There were a host of other issues addressed and solved over the last few days and, a few wobbles, with stress levels running high two days before departure, there was talk of not setting off at all. More wobbles. Another last minute addition was a new double halyard system installed at the mast head to provide more redundancy in flying the A2 spinnaker and Code Zero. Again this was fitted last minute and we left the dock with it untested/unproven.
In the last week before departure the 6 crew worked through a long list of technical issues, planned and sorted provisioning of food, water and fuel and we were in reasonable shape. It was some comfort to see other boats also having similar issues and resolving last minute problems. The boat next to us realized they had the wrong sat phone plan a day prior to departure. Amazing.

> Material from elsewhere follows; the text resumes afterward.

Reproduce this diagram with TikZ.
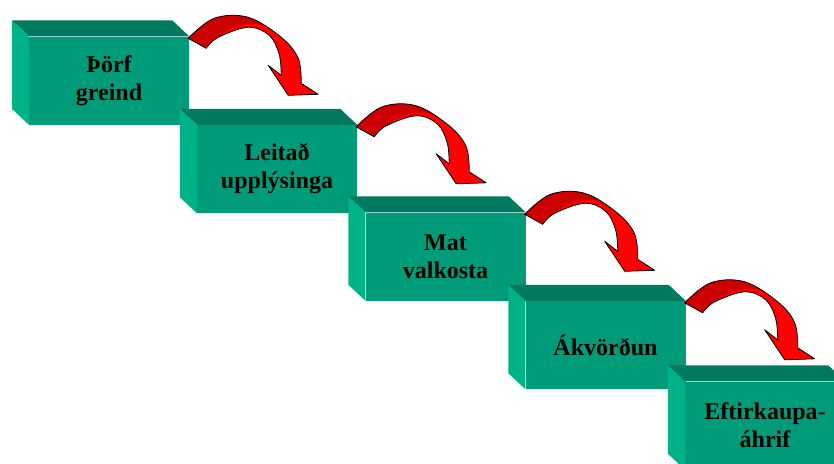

With the last minute activities we crossed the start line never having sailed together, never been together at sea on this boat and with only the most rudimentary route planning, which consisted of head south towards the Cape Verdes to test out the boat and ourselves. If there were any issues, then we could pull in there as a contingency plan. Heading directly west was not an option given our last minute preparation.
So, lessons learnt:
- If you are crewing on a boat, get involved early in its preparation. You can bring value.
- Don’t assume that everything is ok. Ask questions.
- Ensure someone understands the primary boat systems well – and can fix them.
- A Rally can breed a sense of false security. You need to plan to be self- sufficient. Offshore sailing is more self-sufficiency than sailing skill.
- Getting work done in a busy marina prior to a major rally is fraught with difficulty and quality can get compromised.
- If you are not happy with the boat, don’t sail.
Our preparations were good enough. But only just. And I think the whole crew would agree that an extra week together before the start would have been ideal to really think though and plan the trip. But, in life nothing is perfect.